## Collected material
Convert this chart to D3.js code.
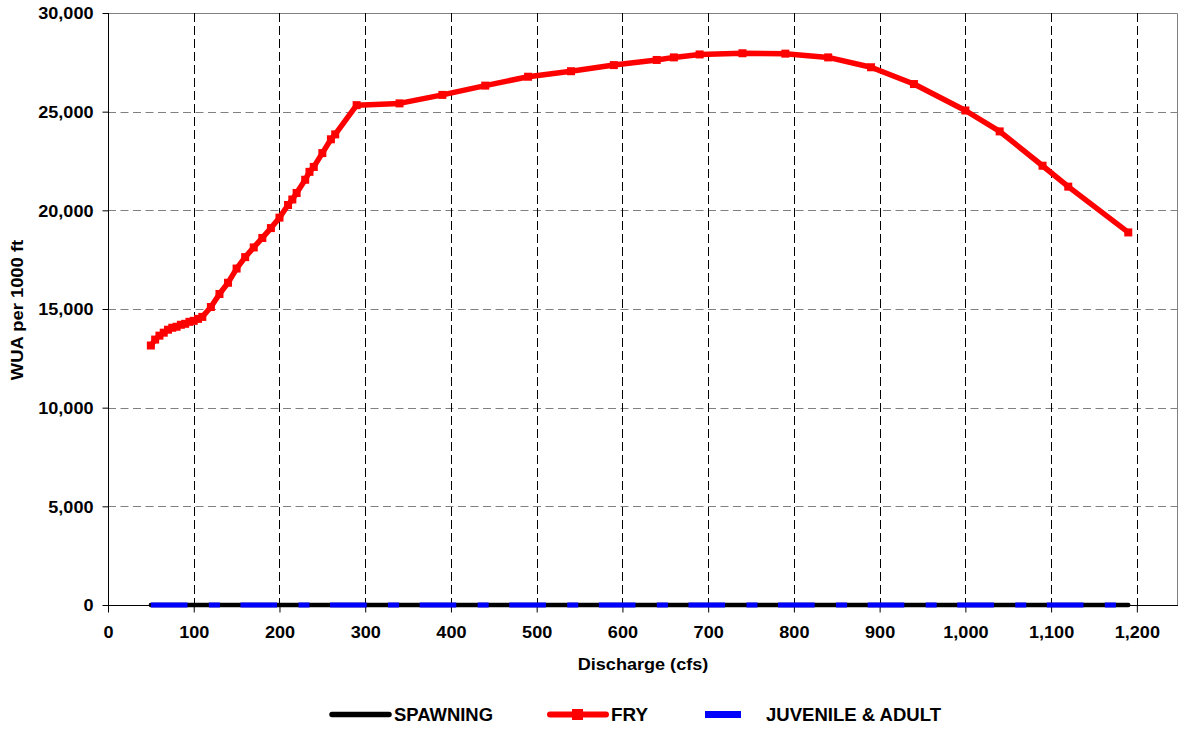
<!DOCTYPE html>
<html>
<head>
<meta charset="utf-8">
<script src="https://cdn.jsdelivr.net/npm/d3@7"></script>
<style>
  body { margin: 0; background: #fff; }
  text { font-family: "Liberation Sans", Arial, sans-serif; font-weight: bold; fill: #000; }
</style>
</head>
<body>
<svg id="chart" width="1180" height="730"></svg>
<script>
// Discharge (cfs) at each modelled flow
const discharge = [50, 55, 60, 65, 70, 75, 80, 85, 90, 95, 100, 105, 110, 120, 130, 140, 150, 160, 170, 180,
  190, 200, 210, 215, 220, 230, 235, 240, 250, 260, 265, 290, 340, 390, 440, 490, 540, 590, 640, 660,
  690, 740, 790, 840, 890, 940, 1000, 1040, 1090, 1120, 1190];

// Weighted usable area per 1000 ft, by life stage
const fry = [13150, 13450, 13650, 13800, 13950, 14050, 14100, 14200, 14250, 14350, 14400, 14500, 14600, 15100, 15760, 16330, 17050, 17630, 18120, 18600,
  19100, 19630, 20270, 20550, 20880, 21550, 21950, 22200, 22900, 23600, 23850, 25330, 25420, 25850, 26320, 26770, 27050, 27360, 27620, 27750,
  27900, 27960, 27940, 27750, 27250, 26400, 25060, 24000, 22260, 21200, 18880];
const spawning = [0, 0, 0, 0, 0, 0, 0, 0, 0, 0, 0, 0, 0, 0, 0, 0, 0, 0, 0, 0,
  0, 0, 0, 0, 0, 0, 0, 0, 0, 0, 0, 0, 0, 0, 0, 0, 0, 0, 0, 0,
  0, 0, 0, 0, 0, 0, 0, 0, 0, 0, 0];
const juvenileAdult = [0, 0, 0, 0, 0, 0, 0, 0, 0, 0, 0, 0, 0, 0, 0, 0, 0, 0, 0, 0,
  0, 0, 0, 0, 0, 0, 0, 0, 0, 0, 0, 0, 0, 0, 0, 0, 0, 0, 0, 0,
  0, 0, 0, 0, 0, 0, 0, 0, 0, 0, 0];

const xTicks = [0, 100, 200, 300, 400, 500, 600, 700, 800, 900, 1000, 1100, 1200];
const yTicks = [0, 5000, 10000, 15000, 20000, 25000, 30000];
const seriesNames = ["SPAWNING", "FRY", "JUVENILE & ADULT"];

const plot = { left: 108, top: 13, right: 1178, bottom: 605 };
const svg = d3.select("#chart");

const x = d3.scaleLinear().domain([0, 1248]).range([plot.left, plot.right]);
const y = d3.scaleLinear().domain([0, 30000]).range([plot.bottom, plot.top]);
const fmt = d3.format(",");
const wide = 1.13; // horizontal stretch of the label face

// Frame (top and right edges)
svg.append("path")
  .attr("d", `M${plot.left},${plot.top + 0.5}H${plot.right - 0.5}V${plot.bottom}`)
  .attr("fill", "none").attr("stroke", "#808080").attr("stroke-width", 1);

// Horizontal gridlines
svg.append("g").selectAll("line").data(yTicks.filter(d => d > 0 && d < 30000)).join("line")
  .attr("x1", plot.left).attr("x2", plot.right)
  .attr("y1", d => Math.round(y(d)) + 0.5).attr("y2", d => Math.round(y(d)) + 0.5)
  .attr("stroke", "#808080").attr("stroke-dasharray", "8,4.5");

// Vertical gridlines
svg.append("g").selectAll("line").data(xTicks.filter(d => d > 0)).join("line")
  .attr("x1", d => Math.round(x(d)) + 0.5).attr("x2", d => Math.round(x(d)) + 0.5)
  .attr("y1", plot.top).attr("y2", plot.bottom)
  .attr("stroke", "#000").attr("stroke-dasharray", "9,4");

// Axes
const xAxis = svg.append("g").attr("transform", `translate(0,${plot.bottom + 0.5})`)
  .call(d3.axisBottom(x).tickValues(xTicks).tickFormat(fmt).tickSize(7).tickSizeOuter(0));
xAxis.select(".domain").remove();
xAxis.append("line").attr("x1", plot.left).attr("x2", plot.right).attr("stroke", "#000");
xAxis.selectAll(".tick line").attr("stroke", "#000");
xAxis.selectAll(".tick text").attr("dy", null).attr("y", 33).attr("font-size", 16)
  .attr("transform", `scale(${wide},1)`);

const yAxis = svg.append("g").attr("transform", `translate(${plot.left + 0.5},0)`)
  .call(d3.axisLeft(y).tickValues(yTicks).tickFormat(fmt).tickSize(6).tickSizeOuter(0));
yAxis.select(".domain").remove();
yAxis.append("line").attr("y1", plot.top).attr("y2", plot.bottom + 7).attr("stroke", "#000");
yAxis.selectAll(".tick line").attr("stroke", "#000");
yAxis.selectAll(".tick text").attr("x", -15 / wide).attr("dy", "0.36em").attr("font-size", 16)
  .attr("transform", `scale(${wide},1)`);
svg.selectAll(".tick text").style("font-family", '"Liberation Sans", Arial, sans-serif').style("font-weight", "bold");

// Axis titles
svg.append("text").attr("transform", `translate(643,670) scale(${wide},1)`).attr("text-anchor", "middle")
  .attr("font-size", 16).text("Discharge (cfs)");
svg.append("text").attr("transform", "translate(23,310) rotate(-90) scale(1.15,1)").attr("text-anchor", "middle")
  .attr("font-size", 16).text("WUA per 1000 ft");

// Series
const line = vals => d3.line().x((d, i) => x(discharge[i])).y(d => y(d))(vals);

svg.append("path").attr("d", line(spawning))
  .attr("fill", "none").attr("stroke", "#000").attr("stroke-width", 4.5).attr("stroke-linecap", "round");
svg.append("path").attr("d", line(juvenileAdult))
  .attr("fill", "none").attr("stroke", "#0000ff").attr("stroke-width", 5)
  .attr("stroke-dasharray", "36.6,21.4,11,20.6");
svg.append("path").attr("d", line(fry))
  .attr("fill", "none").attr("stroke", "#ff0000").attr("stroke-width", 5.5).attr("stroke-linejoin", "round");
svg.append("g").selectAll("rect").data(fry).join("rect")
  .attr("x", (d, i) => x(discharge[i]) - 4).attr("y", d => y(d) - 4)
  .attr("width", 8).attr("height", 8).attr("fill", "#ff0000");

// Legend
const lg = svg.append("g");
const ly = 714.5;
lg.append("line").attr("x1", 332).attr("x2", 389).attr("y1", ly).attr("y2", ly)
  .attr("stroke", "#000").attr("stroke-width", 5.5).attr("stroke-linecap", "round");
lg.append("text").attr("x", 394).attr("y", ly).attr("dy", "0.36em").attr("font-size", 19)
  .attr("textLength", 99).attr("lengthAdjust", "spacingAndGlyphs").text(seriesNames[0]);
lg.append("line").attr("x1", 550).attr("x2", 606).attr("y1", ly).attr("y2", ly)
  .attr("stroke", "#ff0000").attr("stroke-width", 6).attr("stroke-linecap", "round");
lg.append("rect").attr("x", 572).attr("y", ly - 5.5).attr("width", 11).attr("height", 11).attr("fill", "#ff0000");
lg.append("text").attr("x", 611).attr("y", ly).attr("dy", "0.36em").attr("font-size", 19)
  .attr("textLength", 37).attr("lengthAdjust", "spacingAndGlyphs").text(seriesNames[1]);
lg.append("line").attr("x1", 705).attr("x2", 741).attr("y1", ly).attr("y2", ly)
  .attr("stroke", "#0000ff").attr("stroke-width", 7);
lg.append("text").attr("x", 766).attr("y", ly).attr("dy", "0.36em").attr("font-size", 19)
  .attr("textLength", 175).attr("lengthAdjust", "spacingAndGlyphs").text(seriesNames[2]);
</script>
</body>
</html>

## Stated goal
Leaving the pictures aside, transcribe the entire listing exactly.

## Task solution
Convert this chart to D3.js code.
<!DOCTYPE html>
<html>
<head>
<meta charset="utf-8">
<script src="https://cdn.jsdelivr.net/npm/d3@7"></script>
<style>
  body { margin: 0; background: #fff; }
  text { font-family: "Liberation Sans", Arial, sans-serif; font-weight: bold; fill: #000; }
</style>
</head>
<body>
<svg id="chart" width="1180" height="730"></svg>
<script>
// Discharge (cfs) at each modelled flow
const discharge = [50, 55, 60, 65, 70, 75, 80, 85, 90, 95, 100, 105, 110, 120, 130, 140, 150, 160, 170, 180,
  190, 200, 210, 215, 220, 230, 235, 240, 250, 260, 265, 290, 340, 390, 440, 490, 540, 590, 640, 660,
  690, 740, 790, 840, 890, 940, 1000, 1040, 1090, 1120, 1190];

// Weighted usable area per 1000 ft, by life stage
const fry = [13150, 13450, 13650, 13800, 13950, 14050, 14100, 14200, 14250, 14350, 14400, 14500, 14600, 15100, 15760, 16330, 17050, 17630, 18120, 18600,
  19100, 19630, 20270, 20550, 20880, 21550, 21950, 22200, 22900, 23600, 23850, 25330, 25420, 25850, 26320, 26770, 27050, 27360, 27620, 27750,
  27900, 27960, 27940, 27750, 27250, 26400, 25060, 24000, 22260, 21200, 18880];
const spawning = [0, 0, 0, 0, 0, 0, 0, 0, 0, 0, 0, 0, 0, 0, 0, 0, 0, 0, 0, 0,
  0, 0, 0, 0, 0, 0, 0, 0, 0, 0, 0, 0, 0, 0, 0, 0, 0, 0, 0, 0,
  0, 0, 0, 0, 0, 0, 0, 0, 0, 0, 0];
const juvenileAdult = [0, 0, 0, 0, 0, 0, 0, 0, 0, 0, 0, 0, 0, 0, 0, 0, 0, 0, 0, 0,
  0, 0, 0, 0, 0, 0, 0, 0, 0, 0, 0, 0, 0, 0, 0, 0, 0, 0, 0, 0,
  0, 0, 0, 0, 0, 0, 0, 0, 0, 0, 0];

const xTicks = [0, 100, 200, 300, 400, 500, 600, 700, 800, 900, 1000, 1100, 1200];
const yTicks = [0, 5000, 10000, 15000, 20000, 25000, 30000];
const seriesNames = ["SPAWNING", "FRY", "JUVENILE & ADULT"];

const plot = { left: 108, top: 13, right: 1178, bottom: 605 };
const svg = d3.select("#chart");

const x = d3.scaleLinear().domain([0, 1248]).range([plot.left, plot.right]);
const y = d3.scaleLinear().domain([0, 30000]).range([plot.bottom, plot.top]);
const fmt = d3.format(",");
const wide = 1.13; // horizontal stretch of the label face

// Frame (top and right edges)
svg.append("path")
  .attr("d", `M${plot.left},${plot.top + 0.5}H${plot.right - 0.5}V${plot.bottom}`)
  .attr("fill", "none").attr("stroke", "#808080").attr("stroke-width", 1);

// Horizontal gridlines
svg.append("g").selectAll("line").data(yTicks.filter(d => d > 0 && d < 30000)).join("line")
  .attr("x1", plot.left).attr("x2", plot.right)
  .attr("y1", d => Math.round(y(d)) + 0.5).attr("y2", d => Math.round(y(d)) + 0.5)
  .attr("stroke", "#808080").attr("stroke-dasharray", "8,4.5");

// Vertical gridlines
svg.append("g").selectAll("line").data(xTicks.filter(d => d > 0)).join("line")
  .attr("x1", d => Math.round(x(d)) + 0.5).attr("x2", d => Math.round(x(d)) + 0.5)
  .attr("y1", plot.top).attr("y2", plot.bottom)
  .attr("stroke", "#000").attr("stroke-dasharray", "9,4");

// Axes
const xAxis = svg.append("g").attr("transform", `translate(0,${plot.bottom + 0.5})`)
  .call(d3.axisBottom(x).tickValues(xTicks).tickFormat(fmt).tickSize(7).tickSizeOuter(0));
xAxis.select(".domain").remove();
xAxis.append("line").attr("x1", plot.left).attr("x2", plot.right).attr("stroke", "#000");
xAxis.selectAll(".tick line").attr("stroke", "#000");
xAxis.selectAll(".tick text").attr("dy", null).attr("y", 33).attr("font-size", 16)
  .attr("transform", `scale(${wide},1)`);

const yAxis = svg.append("g").attr("transform", `translate(${plot.left + 0.5},0)`)
  .call(d3.axisLeft(y).tickValues(yTicks).tickFormat(fmt).tickSize(6).tickSizeOuter(0));
yAxis.select(".domain").remove();
yAxis.append("line").attr("y1", plot.top).attr("y2", plot.bottom + 7).attr("stroke", "#000");
yAxis.selectAll(".tick line").attr("stroke", "#000");
yAxis.selectAll(".tick text").attr("x", -15 / wide).attr("dy", "0.36em").attr("font-size", 16)
  .attr("transform", `scale(${wide},1)`);
svg.selectAll(".tick text").style("font-family", '"Liberation Sans", Arial, sans-serif').style("font-weight", "bold");

// Axis titles
svg.append("text").attr("transform", `translate(643,670) scale(${wide},1)`).attr("text-anchor", "middle")
  .attr("font-size", 16).text("Discharge (cfs)");
svg.append("text").attr("transform", "translate(23,310) rotate(-90) scale(1.15,1)").attr("text-anchor", "middle")
  .attr("font-size", 16).text("WUA per 1000 ft");

// Series
const line = vals => d3.line().x((d, i) => x(discharge[i])).y(d => y(d))(vals);

svg.append("path").attr("d", line(spawning))
  .attr("fill", "none").attr("stroke", "#000").attr("stroke-width", 4.5).attr("stroke-linecap", "round");
svg.append("path").attr("d", line(juvenileAdult))
  .attr("fill", "none").attr("stroke", "#0000ff").attr("stroke-width", 5)
  .attr("stroke-dasharray", "36.6,21.4,11,20.6");
svg.append("path").attr("d", line(fry))
  .attr("fill", "none").attr("stroke", "#ff0000").attr("stroke-width", 5.5).attr("stroke-linejoin", "round");
svg.append("g").selectAll("rect").data(fry).join("rect")
  .attr("x", (d, i) => x(discharge[i]) - 4).attr("y", d => y(d) - 4)
  .attr("width", 8).attr("height", 8).attr("fill", "#ff0000");

// Legend
const lg = svg.append("g");
const ly = 714.5;
lg.append("line").attr("x1", 332).attr("x2", 389).attr("y1", ly).attr("y2", ly)
  .attr("stroke", "#000").attr("stroke-width", 5.5).attr("stroke-linecap", "round");
lg.append("text").attr("x", 394).attr("y", ly).attr("dy", "0.36em").attr("font-size", 19)
  .attr("textLength", 99).attr("lengthAdjust", "spacingAndGlyphs").text(seriesNames[0]);
lg.append("line").attr("x1", 550).attr("x2", 606).attr("y1", ly).attr("y2", ly)
  .attr("stroke", "#ff0000").attr("stroke-width", 6).attr("stroke-linecap", "round");
lg.append("rect").attr("x", 572).attr("y", ly - 5.5).attr("width", 11).attr("height", 11).attr("fill", "#ff0000");
lg.append("text").attr("x", 611).attr("y", ly).attr("dy", "0.36em").attr("font-size", 19)
  .attr("textLength", 37).attr("lengthAdjust", "spacingAndGlyphs").text(seriesNames[1]);
lg.append("line").attr("x1", 705).attr("x2", 741).attr("y1", ly).attr("y2", ly)
  .attr("stroke", "#0000ff").attr("stroke-width", 7);
lg.append("text").attr("x", 766).attr("y", ly).attr("dy", "0.36em").attr("font-size", 19)
  .attr("textLength", 175).attr("lengthAdjust", "spacingAndGlyphs").text(seriesNames[2]);
</script>
</body>
</html>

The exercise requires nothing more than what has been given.